If $f:A\to B$ is a ring homomorphism, then I want to show that $f^{-1}(\mathfrak{p})$ is a prime ideal of $A$, given that $\mathfrak{p}$ is a prime ideal of $B$.
Say $ab\in f^{-1}(\mathfrak{p})$. Then $f(ab)\in \mathfrak{p}$ and $f(ab)=f(a)f(b)$, so since $\mathfrak{p}$ is prime, $f(a)$ or $f(b)$ is in $\mathfrak{p}$. But then we can consider $f^{-1}(\mathfrak{p})\supseteq f^{-1}(f(a))\ni a$ and $f^{-1}(\mathfrak{p})\supseteq f^{-1}(f(b))\ni b$ in which case $a$ or $b$ is in $f^{-1}(\mathfrak{p})$.
Is this okay?
Secondly. Why does one denote $f^{-1}(\mathfrak{p}) = \mathfrak{p}\cap A$. This is 'literally' incorrect isn't it? This is notation of Matsumura.

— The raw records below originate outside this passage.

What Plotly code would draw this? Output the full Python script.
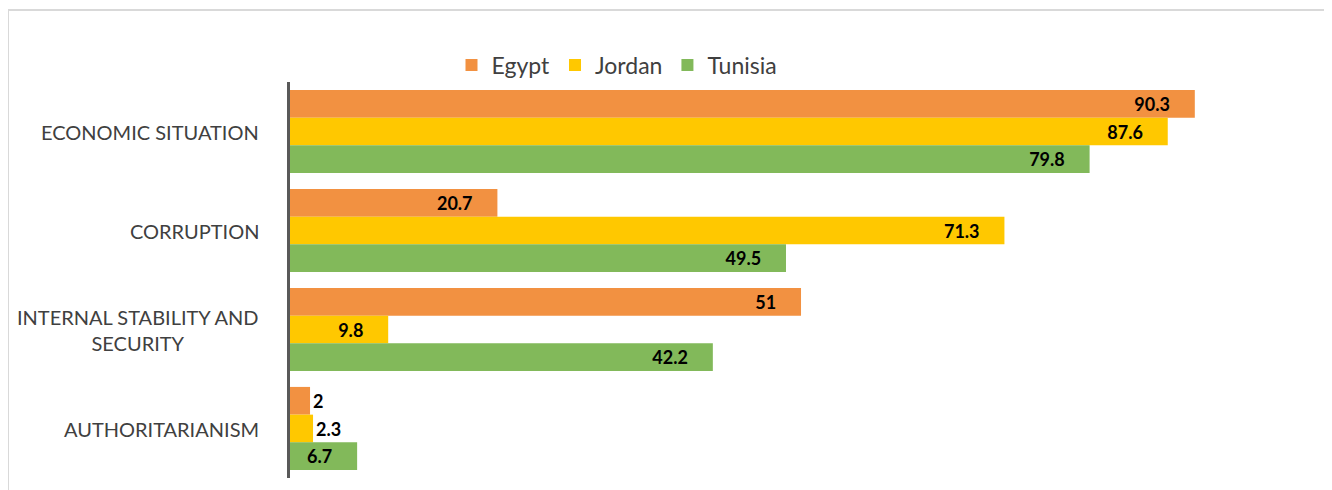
import plotly.graph_objects as go

categories = ["ECONOMIC SITUATION", "CORRUPTION", "INTERNAL STABILITY AND<br>SECURITY", "AUTHORITARIANISM"]
series_names = ["Egypt", "Jordan", "Tunisia"]
egypt = [90.3, 20.7, 51, 2]
jordan = [87.6, 71.3, 9.8, 2.3]
tunisia = [79.8, 49.5, 42.2, 6.7]
colors = ["#F29141", "#FFC800", "#82B95A"]

OFF = 8  # page offset of the figure
W, H = 1332 - OFF, 490 - OFF
L, R, T, B = 290 - OFF, 1332 - 1292, 82 - OFF, 490 - 478
pw = W - L - R
ph = H - T - B

def px_x(p):
    return (p - OFF - L) / pw

def px_y(p):
    return (H - B - (p - OFF)) / ph

PAD = "\u00a0" * 5  # inside-end padding like the original labels

fig = go.Figure()
for name, vals, col in zip(series_names, [egypt, jordan, tunisia], colors):
    inside = [v >= 5 for v in vals]
    fig.add_trace(go.Bar(
        name=name,
        y=categories,
        x=vals,
        orientation="h",
        marker=dict(color=col, line=dict(width=0)),
        text=[f"{v:g}" + (PAD if ins else "") for v, ins in zip(vals, inside)],
        textposition=["inside" if ins else "outside" for ins in inside],
        insidetextanchor="end",
        constraintext="none",
        textangle=0,
        textfont=dict(family="Lato", size=18, color="#000000", weight="bold"),
        cliponaxis=False,
        hovertemplate="%{y}: %{x}<extra>" + name + "</extra>",
    ))

annotations = []
for c in categories:
    annotations.append(dict(
        x=px_x(261), xref="paper", xanchor="right",
        y=c, yref="y", yanchor="middle",
        text=c, showarrow=False, align="center",
        font=dict(family="Lato", size=20, color="#404040"),
    ))

fig.update_layout(
    width=W, height=H,
    margin=dict(l=L, r=R, t=T, b=B),
    paper_bgcolor="white", plot_bgcolor="white",
    barmode="group", bargap=0.16, bargroupgap=0,
    uniformtext=dict(minsize=18, mode="show"),
    showlegend=True,
    legend=dict(orientation="h", x=px_x(617), xanchor="center", y=px_y(65), yanchor="middle",
                font=dict(family="Lato", size=23, color="#404040"), traceorder="normal",
                itemwidth=30),
    xaxis=dict(range=[0, 100], visible=False),
    yaxis=dict(autorange="reversed", showticklabels=False, ticks="", showgrid=False,
               showline=True, linecolor="#595959", linewidth=3, zeroline=False),
    annotations=annotations,
    shapes=[dict(type="rect", xref="paper", yref="paper",
                 x0=px_x(8), x1=px_x(1330), y0=px_y(500), y1=px_y(10),
                 line=dict(color="#D9D9D9", width=2), fillcolor="rgba(0,0,0,0)", layer="below")],
)

fig.write_html("out.html")
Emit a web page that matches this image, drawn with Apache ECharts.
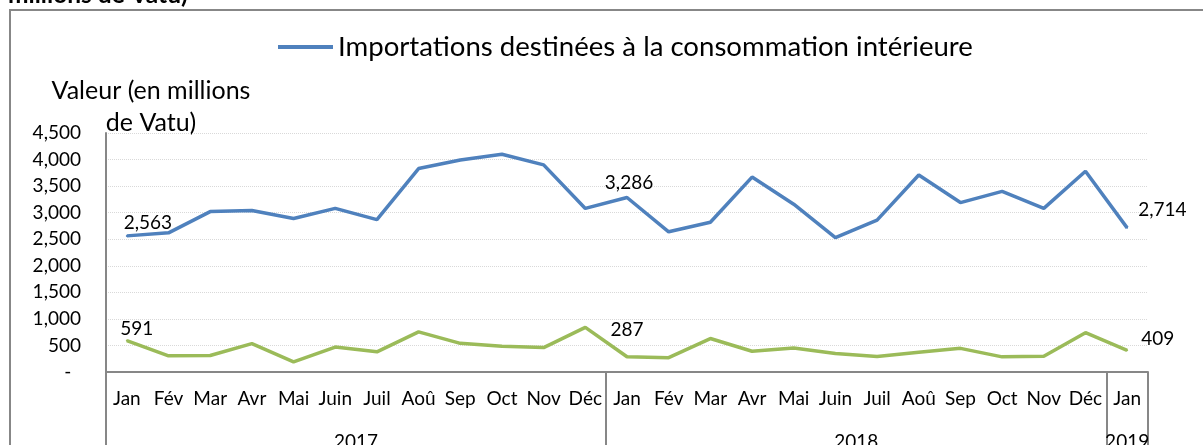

Here's a slightly different approach: $f^{-1}(\mathfrak{p})$ is the kernel of the composition of the homomorphisms $f:A\to B$ and $\pi:B\to B/\mathfrak{p}$. The image of $\pi\circ f$ is a subring of $B/\mathfrak{p}$, which is an integral domain, and so the image of $\pi\circ f$ is an integral domain. So the kernel of $\pi\circ f$ is a prime ideal.